People who helped Americans, like translators, were promised a quick escape to the USA for themselves and their families. Instead, they are in abject fear, trying to escape. They should have been helped out before any U.S. soldiers left. Today there’s no time to apply for a visa with mountains of paper-work. The Taliban are in the capital. Since Biden is re-sending some soldiers there, he should authorize a few to get the helpers safely out. They literally will be killed if they have to wait longer. The original promise when they started working was relocation to the United States for them and their families.
After the Vietnam war, I taught those refugees who had helped the American soldiers as cooks, translators, and drivers. Every single one told me, “If they hadn’t gotten us out right away, we would have been killed by the North Vietnamese.” That’s what happens to courageous people who help American soldiers. Forget red tape Biden and get them out now.
- Fran Reed, Hilton Head
What about home rule?
I’ve read with interest the articles about criticism of Governor McMaster over the budget proviso. First, because it does appear to have been a misstep to ban universal masking policies in schools, given the rise in COVID cases and public health experts’ calls for masking. Second, because I’ve heard nothing from local legislators about their support for the concept of “home rule.”
Back when local plastic bag bans, and state-level restrictions on them, were all the rage, our legislators railed against such state-level restrictions.
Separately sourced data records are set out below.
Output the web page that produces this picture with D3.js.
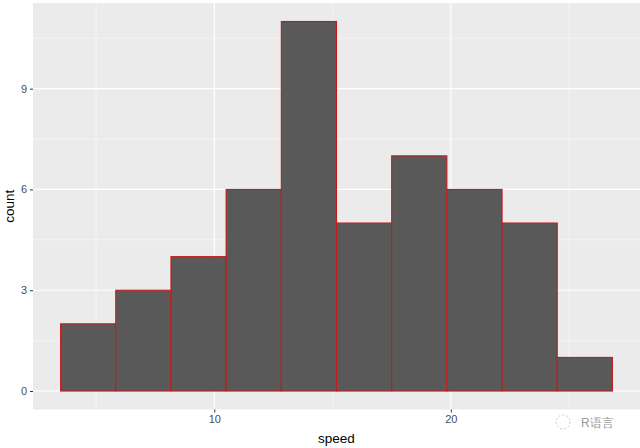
<!DOCTYPE html>
<html>
<head>
  <meta charset="UTF-8">
  <script src="https://d3js.org/d3.v7.min.js"></script>
  <style>
    body { margin: 0; background: #fff; }
    text { font-family: "Liberation Sans", Arial, sans-serif; }
  </style>
</head>
<body>
  <svg id="chart" width="640" height="448"></svg>
  <script>
    // histogram bins (speed) and counts
    const binEdges = [3.5, 5.833, 8.167, 10.5, 12.833, 15.167, 17.5, 19.833, 22.167, 24.5, 26.833];
    const counts = [2, 3, 4, 6, 11, 5, 7, 6, 5, 1];
    const xTicks = [10, 20];
    const xMinor = [5, 15, 25];
    const yTicks = [0, 3, 6, 9];
    const yMinor = [1.5, 4.5, 7.5, 10.5];

    const bins = counts.map((c, i) => ({ x0: binEdges[i], x1: binEdges[i + 1], count: c }));

    const svg = d3.select("svg#chart");
    const panel = { left: 33, right: 640, top: 3, bottom: 409.5 };

    // ggplot-like expansion of 5%
    const x = d3.scaleLinear().domain([2.3333, 28]).range([panel.left, panel.right]);
    const y = d3.scaleLinear().domain([-0.55, 11.55]).range([panel.bottom, panel.top]);

    // panel background
    svg.append("rect")
      .attr("x", panel.left).attr("y", panel.top)
      .attr("width", panel.right - panel.left).attr("height", panel.bottom - panel.top)
      .attr("fill", "#ebebeb");

    // minor gridlines
    const grid = svg.append("g");
    grid.selectAll("line.ymin").data(yMinor).join("line").attr("class", "ymin")
      .attr("x1", panel.left).attr("x2", panel.right)
      .attr("y1", d => y(d)).attr("y2", d => y(d))
      .attr("stroke", "#fafafa").attr("stroke-width", 0.6);
    grid.selectAll("line.xmin").data(xMinor).join("line").attr("class", "xmin")
      .attr("y1", panel.top).attr("y2", panel.bottom)
      .attr("x1", d => x(d)).attr("x2", d => x(d))
      .attr("stroke", "#fafafa").attr("stroke-width", 0.6);

    // major gridlines
    grid.selectAll("line.ymaj").data(yTicks).join("line").attr("class", "ymaj")
      .attr("x1", panel.left).attr("x2", panel.right)
      .attr("y1", d => y(d)).attr("y2", d => y(d))
      .attr("stroke", "#ffffff").attr("stroke-width", 1.2);
    grid.selectAll("line.xmaj").data(xTicks).join("line").attr("class", "xmaj")
      .attr("y1", panel.top).attr("y2", panel.bottom)
      .attr("x1", d => x(d)).attr("x2", d => x(d))
      .attr("stroke", "#ffffff").attr("stroke-width", 1.2);

    // bars
    svg.append("g").selectAll("rect.bar").data(bins).join("rect").attr("class", "bar")
      .attr("x", d => x(d.x0))
      .attr("y", d => y(d.count))
      .attr("width", d => x(d.x1) - x(d.x0))
      .attr("height", d => y(0) - y(d.count))
      .attr("fill", "#595959")
      .attr("stroke", "#c41a1a")
      .attr("stroke-width", 1.1);

    // axes
    const leftAxis = d3.axisLeft(y).tickValues(yTicks).tickSize(3).tickPadding(3).tickFormat(d3.format("d"));
    const gy = svg.append("g").attr("transform", `translate(${panel.left},0)`).call(leftAxis);
    gy.select(".domain").remove();
    gy.selectAll("line").attr("stroke", "#333333");
    gy.selectAll("text").attr("fill", "#4d4d4d").attr("font-size", 11);

    const bottomAxis = d3.axisBottom(x).tickValues(xTicks).tickSize(3).tickPadding(3).tickFormat(d3.format("d"));
    const gx = svg.append("g").attr("transform", `translate(0,${panel.bottom})`).call(bottomAxis);
    gx.select(".domain").remove();
    gx.selectAll("line").attr("stroke", "#333333");
    gx.selectAll("text").attr("fill", "#4d4d4d").attr("font-size", 11);

    // axis titles
    svg.append("text")
      .attr("x", (panel.left + panel.right) / 2).attr("y", 443)
      .attr("text-anchor", "middle").attr("font-size", 13.5).attr("fill", "#000")
      .text("speed");
    svg.append("text")
      .attr("transform", `translate(14,${(panel.top + panel.bottom) / 2}) rotate(-90)`)
      .attr("text-anchor", "middle").attr("font-size", 13.5).attr("fill", "#000")
      .text("count");

    // watermark
    svg.append("text")
      .attr("x", 581).attr("y", 427)
      .attr("font-size", 12).attr("fill", "#9a9a9a")
      .attr("font-family", "'Noto Sans CJK SC', sans-serif")
      .text("R语言");
    svg.append("circle").attr("cx", 563).attr("cy", 422).attr("r", 7)
      .attr("fill", "none").attr("stroke", "#c8c8c8").attr("stroke-dasharray", "2,2");
  </script>
</body>
</html>
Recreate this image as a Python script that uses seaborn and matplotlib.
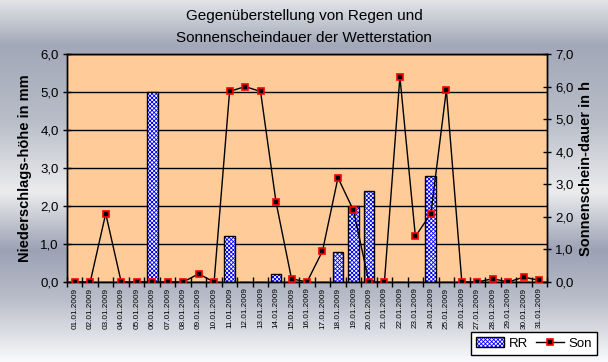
import numpy as np
import matplotlib
matplotlib.use("Agg")
import matplotlib.pyplot as plt
from matplotlib.ticker import FuncFormatter, FixedLocator
from matplotlib.patches import Patch
from matplotlib.lines import Line2D
import seaborn as sns

plt.rcParams['font.family'] = ['Liberation Sans', 'DejaVu Sans']
plt.rcParams['hatch.linewidth'] = 0.6

# ---- data ----
dates = ["01.01.2009", "02.01.2009", "03.01.2009", "04.01.2009", "05.01.2009",
         "06.01.2009", "07.01.2009", "08.01.2009", "09.01.2009", "10.01.2009",
         "11.01.2009", "12.01.2009", "13.01.2009", "14.01.2009", "15.01.2009",
         "16.01.2009", "17.01.2009", "18.01.2009", "19.01.2009", "20.01.2009",
         "21.01.2009", "22.01.2009", "23.01.2009", "24.01.2009", "25.01.2009",
         "26.01.2009", "27.01.2009", "28.01.2009", "29.01.2009", "30.01.2009",
         "31.01.2009"]
rr = [0, 0, 0, 0, 0, 5.0, 0, 0, 0, 0, 1.2, 0, 0, 0.2, 0, 0,
      0, 0.8, 2.0, 2.4, 0, 0, 0, 2.8, 0, 0, 0, 0, 0, 0, 0]
son = [0, 0, 2.1, 0, 0, 0, 0, 0, 0.25, 0, 5.85, 6.0, 5.85, 2.45, 0.1, 0,
       0.95, 3.2, 2.2, 0, 0, 6.3, 1.4, 2.1, 5.9, 0, 0, 0.1, 0, 0.15, 0.05]
left_ticks = [0, 1, 2, 3, 4, 5, 6]
right_ticks = [0, 1, 2, 3, 4, 5, 6, 7]
title = "Gegenüberstellung von Regen und\nSonnenscheindauer der Wetterstation"
ylabel_left = "Niederschlags-höhe in mm"
ylabel_right = "Sonnenschein-dauer in h"

W, H = 608, 362
fig = plt.figure(figsize=(W / 100, H / 100), dpi=100)

# background metallic gradient
bg = fig.add_axes([0, 0, 1, 1], zorder=-5)
ys = np.linspace(0, H, 400)
stops_y = [0, 45, 120, 192, 250, 300, 362]
stops_c = np.array([[226, 228, 232], [162, 168, 184], [184, 189, 200],
                    [236, 236, 238], [156, 162, 180], [186, 190, 202],
                    [250, 250, 252]]) / 255.0
grad = np.stack([np.interp(ys, stops_y, stops_c[:, k]) for k in range(3)], axis=1)
bg.imshow(grad[:, None, :], aspect='auto', extent=[0, 1, 0, 1], origin='upper')
bg.set_axis_off()

L, R, T, B = 67, 547, 54, 282
ax = fig.add_axes([L / W, (H - B) / H, (R - L) / W, (B - T) / H])
ax.set_facecolor('#FFCC99')

HATCH = 'xxxxxxxx'
# bars: hatched fill then black outline
sns.barplot(x=dates, y=rr, ax=ax, color='white', edgecolor='#0000FF',
            hatch=HATCH, linewidth=0, width=0.7, saturation=1, zorder=2)
sns.barplot(x=dates, y=rr, ax=ax, fill=False, color='black',
            linewidth=1, width=0.7, zorder=3)

ax.set_ylim(0, 6)
ax.set_xlim(-0.5, len(dates) - 0.5)
ax.yaxis.set_major_locator(FixedLocator(left_ticks))
fmt = FuncFormatter(lambda v, p: f"{v:.1f}".replace('.', ','))
ax.yaxis.set_major_formatter(fmt)
ax.set_axisbelow(True)
ax.yaxis.grid(True, color='black', linewidth=1)
ax.xaxis.grid(False)

ax.set_xticks(np.arange(len(dates)))
ax.set_xticklabels(dates, rotation=90, fontsize=5.9)
ax.set_xticks(np.arange(len(dates) + 1) - 0.5, minor=True)
ax.tick_params(axis='x', which='major', length=0, pad=4)
ax.tick_params(axis='x', which='minor', direction='inout', length=7, width=1)
ax.tick_params(axis='y', which='major', direction='inout', length=6, width=1,
               labelsize=9.5, pad=3)
ax.set_xlabel("")
ax.set_ylabel(ylabel_left, fontsize=10.5, fontweight='bold')
ax.yaxis.set_label_coords(-0.073, 0.5)
for s in ax.spines.values():
    s.set_color('black')
    s.set_linewidth(1)

# sunshine line on right axis
ax2 = ax.twinx()
sns.lineplot(x=np.arange(len(son)), y=son, ax=ax2, color='black', linewidth=1,
             marker='s', markersize=5, markerfacecolor='black',
             markeredgecolor='red', markeredgewidth=1.2, zorder=5)
ax2.set_ylim(0, 7)
ax2.yaxis.set_major_locator(FixedLocator(right_ticks))
ax2.yaxis.set_major_formatter(fmt)
ax2.tick_params(axis='y', which='major', direction='inout', length=6, width=1,
                labelsize=9.5, pad=3)
ax2.set_ylabel(ylabel_right, fontsize=10.5, fontweight='bold')
ax2.yaxis.set_label_coords(1.067, 0.5)
ax2.grid(False)
for s in ax2.spines.values():
    s.set_color('black')
    s.set_linewidth(1)

fig.text(0.5, 1 - 27 / H, title, ha='center', va='center', fontsize=11,
         linespacing=1.75)

# legend
h_bar = (Patch(facecolor='white', edgecolor='#0000FF', hatch=HATCH, linewidth=0),
         Patch(facecolor='none', edgecolor='black', linewidth=1))
h_line = Line2D([], [], color='black', linewidth=1, marker='s', markersize=5,
                markerfacecolor='black', markeredgecolor='red', markeredgewidth=1.2)
leg = fig.legend([h_bar, h_line], ["RR", "Son"], ncol=2, loc='upper right',
                 bbox_to_anchor=(597 / W, 1 - 332 / H), fontsize=9.5,
                 frameon=True, fancybox=False, edgecolor='black',
                 framealpha=1, borderpad=0.4, handlelength=2.1,
                 handletextpad=0.35, columnspacing=0.6, borderaxespad=0)
leg.get_frame().set_linewidth(1)

fig.savefig("out.png", dpi=100)
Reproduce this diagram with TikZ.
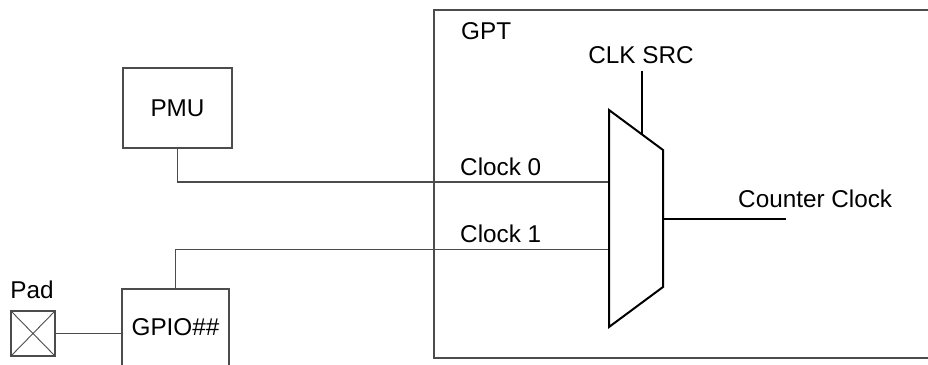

As Bluffton’s own Rep. Bill Herbkersman put it in a Feb. 13, 2018 op-ed, “One of the tenets of my kind of conservatism is that we should try to keep the regulation of local issues as local as possible. The government closest to the problem probably has better information and a closer relationship to those most affected by the matter.”
Regardless of area legislators’ agreement or disagreement with public health experts’ advice on masking, one would think they’d oppose or attempt to roll back the proviso based on the concept of home rule, if only for the sake of logical consistency. But something tells me that’s a bit too much to ask.